§ **EXERCISE BRIEF**
Retype the records below exactly as they appear, but leave out any pictures.

§ **RECORDS TO USE**
- - -

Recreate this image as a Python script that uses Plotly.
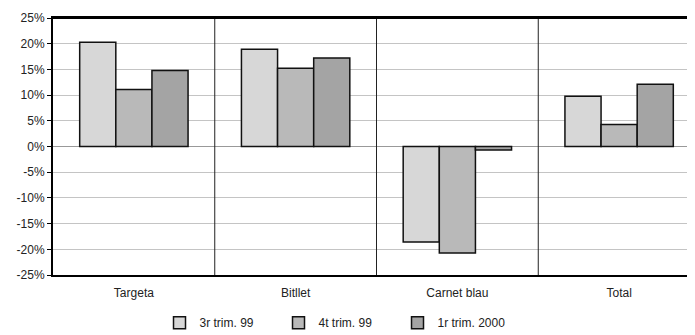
import plotly.graph_objects as go

categories = ["Targeta", "Bitllet", "Carnet blau", "Total"]
series_names = ["3r trim. 99", "4t trim. 99", "1r trim. 2000"]
s_3r99 = [20.3, 18.9, -18.6, 9.8]
s_4t99 = [11.1, 15.2, -20.7, 4.3]
s_1r00 = [14.8, 17.2, -0.7, 12.1]
colors = ["#d7d7d7", "#b9b9b9", "#a4a4a4"]
y_ticks = list(range(-25, 30, 5))
y_ticktext = [f"{v}%" for v in y_ticks]

FONT = "Liberation Sans Narrow, Arial Narrow, Liberation Sans, Arial, sans-serif"

fig = go.Figure()
for name, vals, col in zip(series_names, [s_3r99, s_4t99, s_1r00], colors):
    fig.add_trace(go.Bar(
        x=categories, y=vals, name=name,
        marker=dict(color=col, line=dict(color="#111111", width=1.5)),
    ))

for i in range(len(categories) - 1):
    fig.add_shape(type="line", xref="x", yref="paper", x0=i + 0.5, x1=i + 0.5,
                  y0=0, y1=1, line=dict(color="#222222", width=1))

fig.update_layout(
    width=695, height=335,
    margin=dict(l=45, r=3, t=10, b=68),
    paper_bgcolor="white", plot_bgcolor="white",
    barmode="group", bargap=0.33, bargroupgap=0,
    font=dict(family=FONT, size=12, color="#222222"),
    showlegend=True,
    legend=dict(orientation="h", xref="container", x=0.218, xanchor="left",
                yref="container", y=0.017, yanchor="bottom", font=dict(size=12),
                entrywidth=74, entrywidthmode="pixels", itemwidth=30,
                traceorder="normal"),
    xaxis=dict(range=[-0.5, 3.5], showgrid=False, ticks="", showline=True,
               linecolor="black", linewidth=1.5, mirror=True, automargin=False,
               ticklabelstandoff=6, tickfont=dict(size=12)),
    yaxis=dict(range=[-25, 25], tickvals=y_ticks, ticktext=y_ticktext, showgrid=True,
               gridcolor="#c4c4c4", gridwidth=1, zeroline=True, zerolinecolor="#999999",
               zerolinewidth=1, showline=True, linecolor="black", linewidth=2,
               mirror=False, ticks="outside", ticklen=4, tickcolor="black",
               automargin=False, tickfont=dict(size=12)),
)
fig.add_shape(type="line", xref="paper", yref="paper", x0=0, x1=1, y0=1, y1=1,
              line=dict(color="black", width=2))

fig.write_html("out.html")
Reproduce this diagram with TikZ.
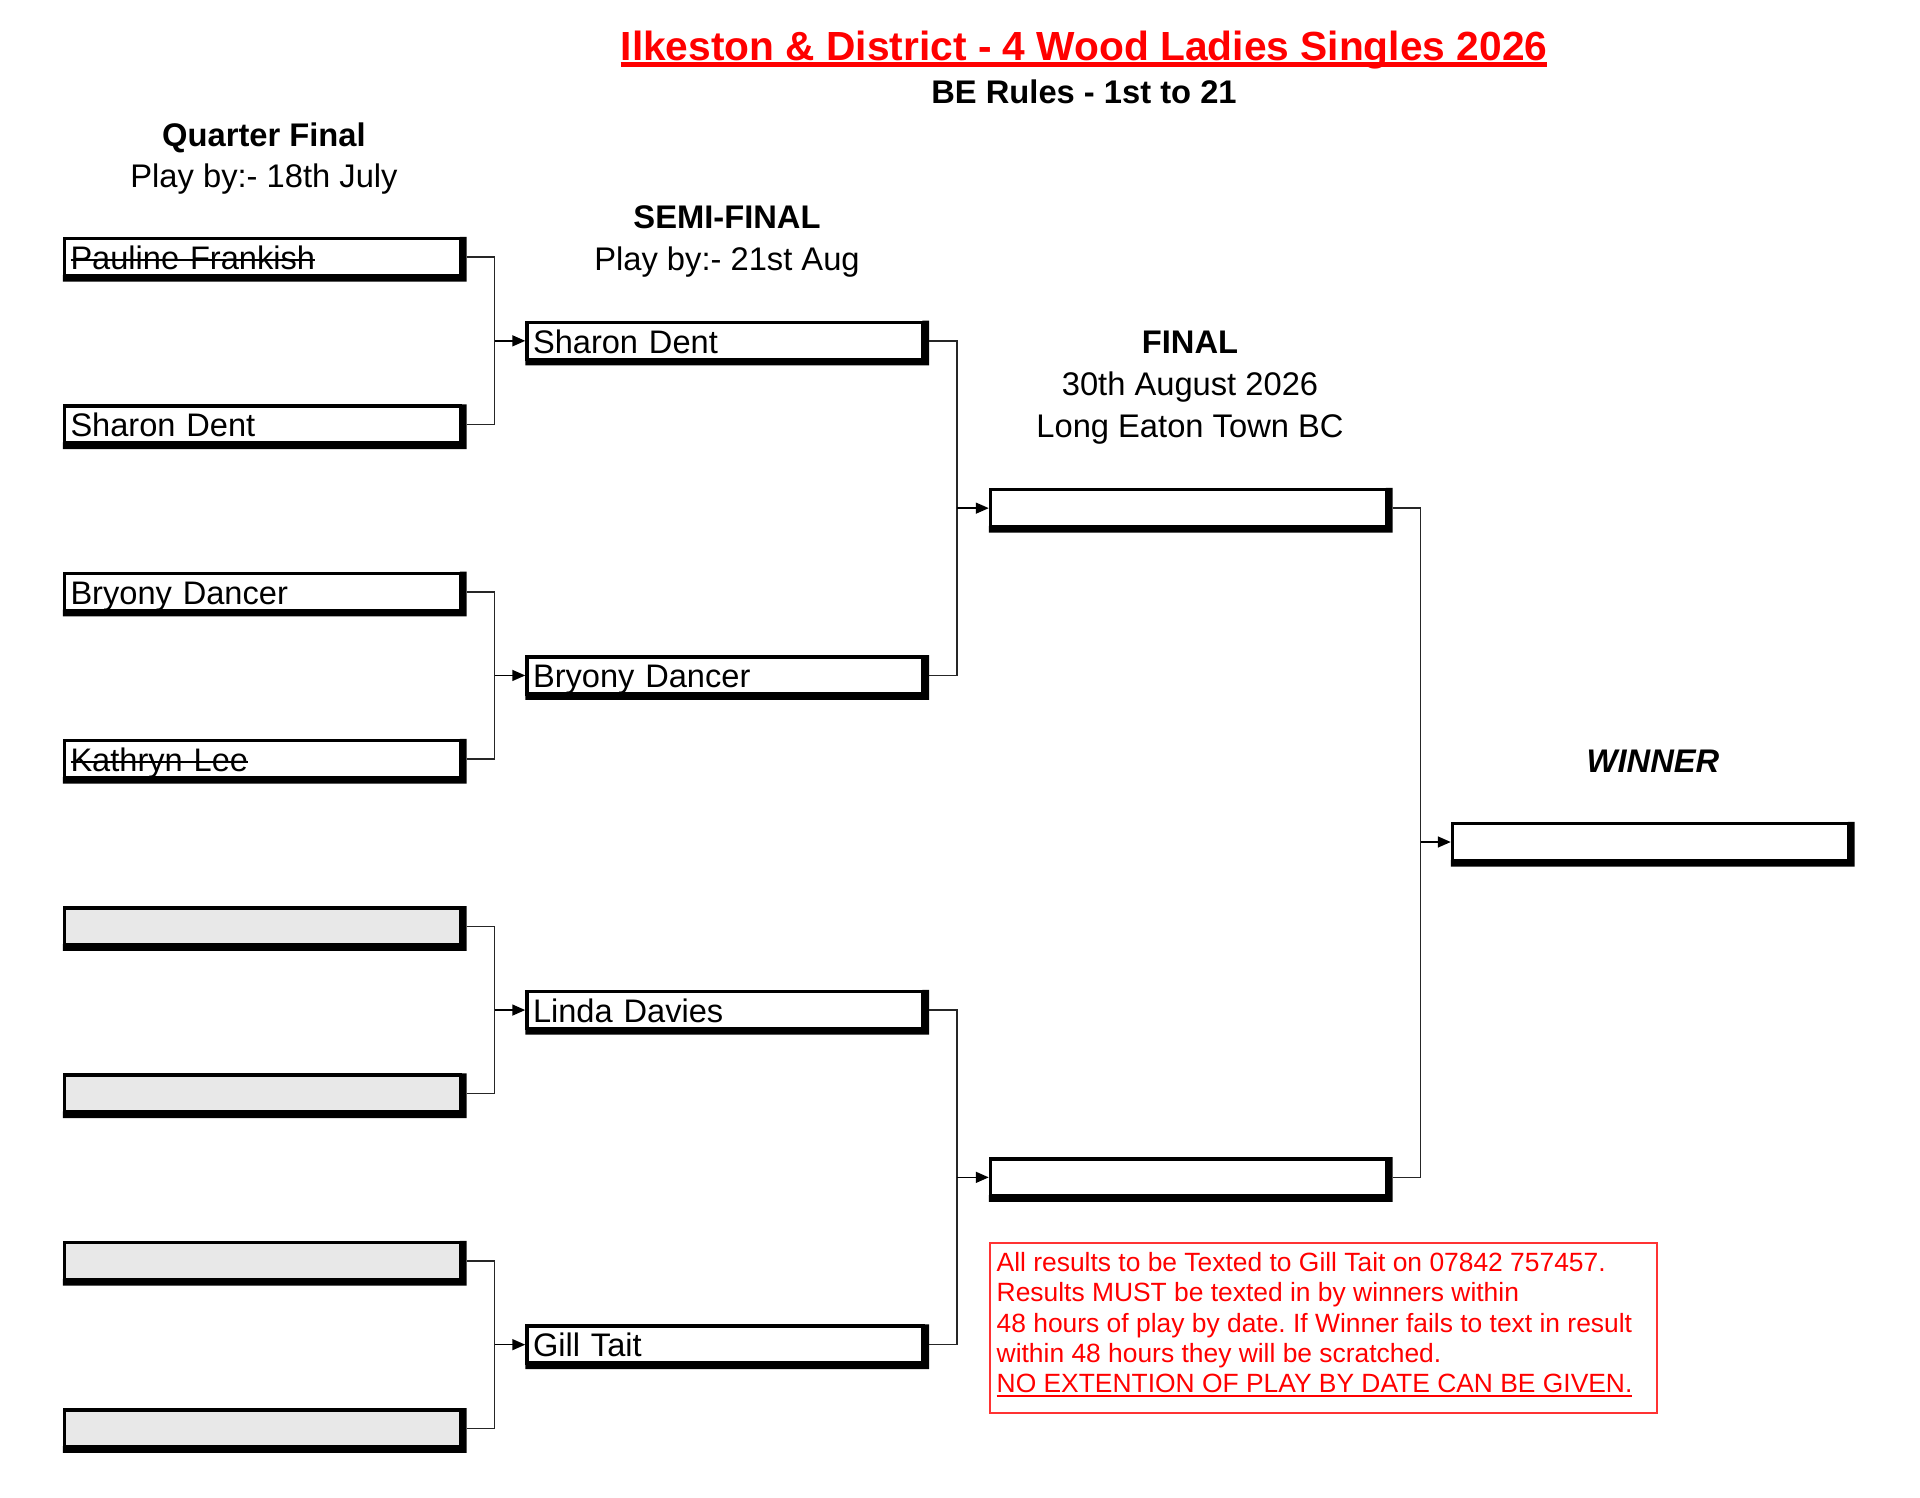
\documentclass[tikz,border=0pt]{standalone}
\usepackage{fontspec}
\setmainfont{Liberation Sans}
\frenchspacing
\usetikzlibrary{arrows.meta}
\tikzset{
 player/.style={draw=black, line width=3.5pt, fill=white, minimum width=396pt, minimum height=37pt,
   inner xsep=6pt, inner ysep=0pt, text width=384pt, align=left, text height=30.7pt, text depth=6.3pt,
   font=\fontsize{32.6}{38}\selectfont},
 empty/.style={player, fill=black!9},
 band/.style={fill=black},
 link/.style={draw=black!85, line width=1.4pt},
 adv/.style={draw=black, line width=1.6pt, -{Triangle[length=13pt,width=11pt]}},
 heading/.style={font=\fontsize{32.7}{38}\selectfont\bfseries, inner sep=0pt, anchor=base},
 sub/.style={font=\fontsize{32.7}{38}\selectfont, inner sep=0pt, anchor=base},
}
\newsavebox{\mybx}
\newcommand{\struck}[1]{\sbox{\mybx}{#1}\rlap{\rule[8.5pt]{\wd\mybx}{2pt}}\usebox{\mybx}}
\newcommand{\ulined}[1]{\sbox{\mybx}{#1}\rlap{\rule[-4.5pt]{\wd\mybx}{2pt}}\usebox{\mybx}}
\begin{document}
\begin{tikzpicture}[x=1pt,y=-1pt]
\useasboundingbox (0,0) rectangle (1920,1498);
% title
\node[font=\fontsize{40.7}{46}\selectfont\bfseries, text=red, inner sep=0pt, anchor=base] (title) at (1084,60.5) {Ilkeston \& District - 4 Wood Ladies Singles 2026};
\draw[red, line width=5pt] ([yshift=-4pt]title.base west) -- ([yshift=-4pt]title.base east);
\node[heading] (rules) at (1084,104) {BE Rules - 1st to 21};
% headings
\node[heading] (qfh) at (264,147) {Quarter Final};
\node[sub] (qfd) at (264,188) {Play by:- 18th July};
\node[heading] (sfh) at (727,229) {SEMI-FINAL};
\node[sub] (sfd) at (727,270) {Play by:- 21st Aug};
\node[heading] (fh) at (1190,353.5) {FINAL};
\node[sub] (fd) at (1190,395.5) {30th August 2026};
\node[sub] (fv) at (1190,437.5) {Long Eaton Town BC};
\node[heading, font=\fontsize{32.7}{38}\selectfont\bfseries\itshape] (wh) at (1653,772) {WINNER};
% quarter finals
\node[player] (q1) at (262.5,257.2) {\struck{Pauline Frankish}};
\node[player] (q2) at (262.5,424.5) {Sharon Dent};
\node[player] (q3) at (262.5,591.8) {Bryony Dancer};
\node[player] (q4) at (262.5,759.1) {\struck{Kathryn Lee}};
\node[empty] (q5) at (262.5,926.4) {};
\node[empty] (q6) at (262.5,1093.7) {};
\node[empty] (q7) at (262.5,1261.0) {};
\node[empty] (q8) at (262.5,1428.3) {};
% semi finals
\node[player] (s1) at (725,340.85) {Sharon Dent};
\node[player] (s2) at (725,675.45) {Bryony Dancer};
\node[player] (s3) at (725,1010.05) {Linda Davies};
\node[player] (s4) at (725,1344.65) {Gill Tait};
% finals
\node[player] (f1) at (1188.5,508.15) {};
\node[player] (f2) at (1188.5,1177.35) {};
% winner
\node[player] (w) at (1650.5,842) {};
% heavy right and bottom edges
\foreach \n in {q1,q2,q3,q4,q5,q6,q7,q8,s1,s2,s3,s4,f1,f2,w}{
  \fill[band] ([yshift=2.5pt]\n.south west) rectangle ([shift={(4.25pt,-4.25pt)}]\n.south east)
              ([xshift=-2.5pt]\n.north east) rectangle ([shift={(4.25pt,-4.25pt)}]\n.south east);
}
% connectors
\foreach \a/\b/\c in {q1/q2/s1, q3/q4/s2, q5/q6/s3, q7/q8/s4, s1/s2/f1, s3/s4/f2, f1/f2/w}{
  \draw[link] ([xshift=4.25pt]\a.east) -- ++(28,0) coordinate (j) |- ([xshift=4.25pt]\b.east);
  \draw[adv] (j |- \c.west) -- (\c.west);
}
% note
\node[draw=red!80, line width=2pt, minimum width=667pt, minimum height=170pt, inner sep=0pt, anchor=north west] (note) at (989,1242) {};
\node[text=red, font=\fontsize{26.4}{30.2}\selectfont, align=left, inner sep=0pt, anchor=base west] (notetext) at (996.5,1392.5) {All results to be Texted to Gill Tait on 07842 757457.\\Results MUST be texted in by winners within\\48 hours of play by date. If Winner fails to text in result\\within 48 hours they will be scratched.\\\ulined{NO EXTENTION OF PLAY BY DATE CAN BE GIVEN.}};
\end{tikzpicture}
\end{document}
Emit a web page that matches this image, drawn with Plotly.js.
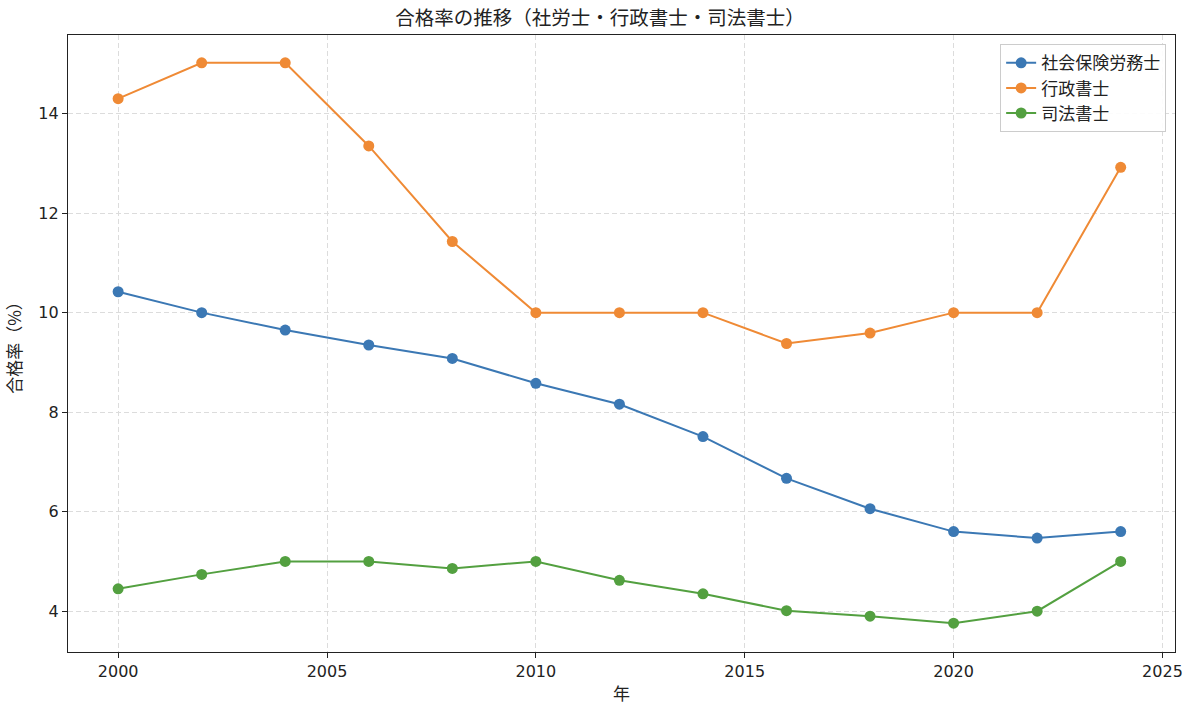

- - -

§ **EXERCISE RESPONSE**
Recreate this image as a Python script that uses Plotly.
import plotly.graph_objects as go

categories = ["Targeta", "Bitllet", "Carnet blau", "Total"]
series_names = ["3r trim. 99", "4t trim. 99", "1r trim. 2000"]
s_3r99 = [20.3, 18.9, -18.6, 9.8]
s_4t99 = [11.1, 15.2, -20.7, 4.3]
s_1r00 = [14.8, 17.2, -0.7, 12.1]
colors = ["#d7d7d7", "#b9b9b9", "#a4a4a4"]
y_ticks = list(range(-25, 30, 5))
y_ticktext = [f"{v}%" for v in y_ticks]

FONT = "Liberation Sans Narrow, Arial Narrow, Liberation Sans, Arial, sans-serif"

fig = go.Figure()
for name, vals, col in zip(series_names, [s_3r99, s_4t99, s_1r00], colors):
    fig.add_trace(go.Bar(
        x=categories, y=vals, name=name,
        marker=dict(color=col, line=dict(color="#111111", width=1.5)),
    ))

for i in range(len(categories) - 1):
    fig.add_shape(type="line", xref="x", yref="paper", x0=i + 0.5, x1=i + 0.5,
                  y0=0, y1=1, line=dict(color="#222222", width=1))

fig.update_layout(
    width=695, height=335,
    margin=dict(l=45, r=3, t=10, b=68),
    paper_bgcolor="white", plot_bgcolor="white",
    barmode="group", bargap=0.33, bargroupgap=0,
    font=dict(family=FONT, size=12, color="#222222"),
    showlegend=True,
    legend=dict(orientation="h", xref="container", x=0.218, xanchor="left",
                yref="container", y=0.017, yanchor="bottom", font=dict(size=12),
                entrywidth=74, entrywidthmode="pixels", itemwidth=30,
                traceorder="normal"),
    xaxis=dict(range=[-0.5, 3.5], showgrid=False, ticks="", showline=True,
               linecolor="black", linewidth=1.5, mirror=True, automargin=False,
               ticklabelstandoff=6, tickfont=dict(size=12)),
    yaxis=dict(range=[-25, 25], tickvals=y_ticks, ticktext=y_ticktext, showgrid=True,
               gridcolor="#c4c4c4", gridwidth=1, zeroline=True, zerolinecolor="#999999",
               zerolinewidth=1, showline=True, linecolor="black", linewidth=2,
               mirror=False, ticks="outside", ticklen=4, tickcolor="black",
               automargin=False, tickfont=dict(size=12)),
)
fig.add_shape(type="line", xref="paper", yref="paper", x0=0, x1=1, y0=1, y1=1,
              line=dict(color="black", width=2))

fig.write_html("out.html")
Reproduce this diagram with TikZ.
\documentclass[tikz,border=0pt]{standalone}
\usepackage{fontspec}
\setmainfont{Liberation Sans}
\frenchspacing
\usetikzlibrary{arrows.meta}
\tikzset{
 player/.style={draw=black, line width=3.5pt, fill=white, minimum width=396pt, minimum height=37pt,
   inner xsep=6pt, inner ysep=0pt, text width=384pt, align=left, text height=30.7pt, text depth=6.3pt,
   font=\fontsize{32.6}{38}\selectfont},
 empty/.style={player, fill=black!9},
 band/.style={fill=black},
 link/.style={draw=black!85, line width=1.4pt},
 adv/.style={draw=black, line width=1.6pt, -{Triangle[length=13pt,width=11pt]}},
 heading/.style={font=\fontsize{32.7}{38}\selectfont\bfseries, inner sep=0pt, anchor=base},
 sub/.style={font=\fontsize{32.7}{38}\selectfont, inner sep=0pt, anchor=base},
}
\newsavebox{\mybx}
\newcommand{\struck}[1]{\sbox{\mybx}{#1}\rlap{\rule[8.5pt]{\wd\mybx}{2pt}}\usebox{\mybx}}
\newcommand{\ulined}[1]{\sbox{\mybx}{#1}\rlap{\rule[-4.5pt]{\wd\mybx}{2pt}}\usebox{\mybx}}
\begin{document}
\begin{tikzpicture}[x=1pt,y=-1pt]
\useasboundingbox (0,0) rectangle (1920,1498);
% title
\node[font=\fontsize{40.7}{46}\selectfont\bfseries, text=red, inner sep=0pt, anchor=base] (title) at (1084,60.5) {Ilkeston \& District - 4 Wood Ladies Singles 2026};
\draw[red, line width=5pt] ([yshift=-4pt]title.base west) -- ([yshift=-4pt]title.base east);
\node[heading] (rules) at (1084,104) {BE Rules - 1st to 21};
% headings
\node[heading] (qfh) at (264,147) {Quarter Final};
\node[sub] (qfd) at (264,188) {Play by:- 18th July};
\node[heading] (sfh) at (727,229) {SEMI-FINAL};
\node[sub] (sfd) at (727,270) {Play by:- 21st Aug};
\node[heading] (fh) at (1190,353.5) {FINAL};
\node[sub] (fd) at (1190,395.5) {30th August 2026};
\node[sub] (fv) at (1190,437.5) {Long Eaton Town BC};
\node[heading, font=\fontsize{32.7}{38}\selectfont\bfseries\itshape] (wh) at (1653,772) {WINNER};
% quarter finals
\node[player] (q1) at (262.5,257.2) {\struck{Pauline Frankish}};
\node[player] (q2) at (262.5,424.5) {Sharon Dent};
\node[player] (q3) at (262.5,591.8) {Bryony Dancer};
\node[player] (q4) at (262.5,759.1) {\struck{Kathryn Lee}};
\node[empty] (q5) at (262.5,926.4) {};
\node[empty] (q6) at (262.5,1093.7) {};
\node[empty] (q7) at (262.5,1261.0) {};
\node[empty] (q8) at (262.5,1428.3) {};
% semi finals
\node[player] (s1) at (725,340.85) {Sharon Dent};
\node[player] (s2) at (725,675.45) {Bryony Dancer};
\node[player] (s3) at (725,1010.05) {Linda Davies};
\node[player] (s4) at (725,1344.65) {Gill Tait};
% finals
\node[player] (f1) at (1188.5,508.15) {};
\node[player] (f2) at (1188.5,1177.35) {};
% winner
\node[player] (w) at (1650.5,842) {};
% heavy right and bottom edges
\foreach \n in {q1,q2,q3,q4,q5,q6,q7,q8,s1,s2,s3,s4,f1,f2,w}{
  \fill[band] ([yshift=2.5pt]\n.south west) rectangle ([shift={(4.25pt,-4.25pt)}]\n.south east)
              ([xshift=-2.5pt]\n.north east) rectangle ([shift={(4.25pt,-4.25pt)}]\n.south east);
}
% connectors
\foreach \a/\b/\c in {q1/q2/s1, q3/q4/s2, q5/q6/s3, q7/q8/s4, s1/s2/f1, s3/s4/f2, f1/f2/w}{
  \draw[link] ([xshift=4.25pt]\a.east) -- ++(28,0) coordinate (j) |- ([xshift=4.25pt]\b.east);
  \draw[adv] (j |- \c.west) -- (\c.west);
}
% note
\node[draw=red!80, line width=2pt, minimum width=667pt, minimum height=170pt, inner sep=0pt, anchor=north west] (note) at (989,1242) {};
\node[text=red, font=\fontsize{26.4}{30.2}\selectfont, align=left, inner sep=0pt, anchor=base west] (notetext) at (996.5,1392.5) {All results to be Texted to Gill Tait on 07842 757457.\\Results MUST be texted in by winners within\\48 hours of play by date. If Winner fails to text in result\\within 48 hours they will be scratched.\\\ulined{NO EXTENTION OF PLAY BY DATE CAN BE GIVEN.}};
\end{tikzpicture}
\end{document}
Emit a web page that matches this image, drawn with Plotly.js.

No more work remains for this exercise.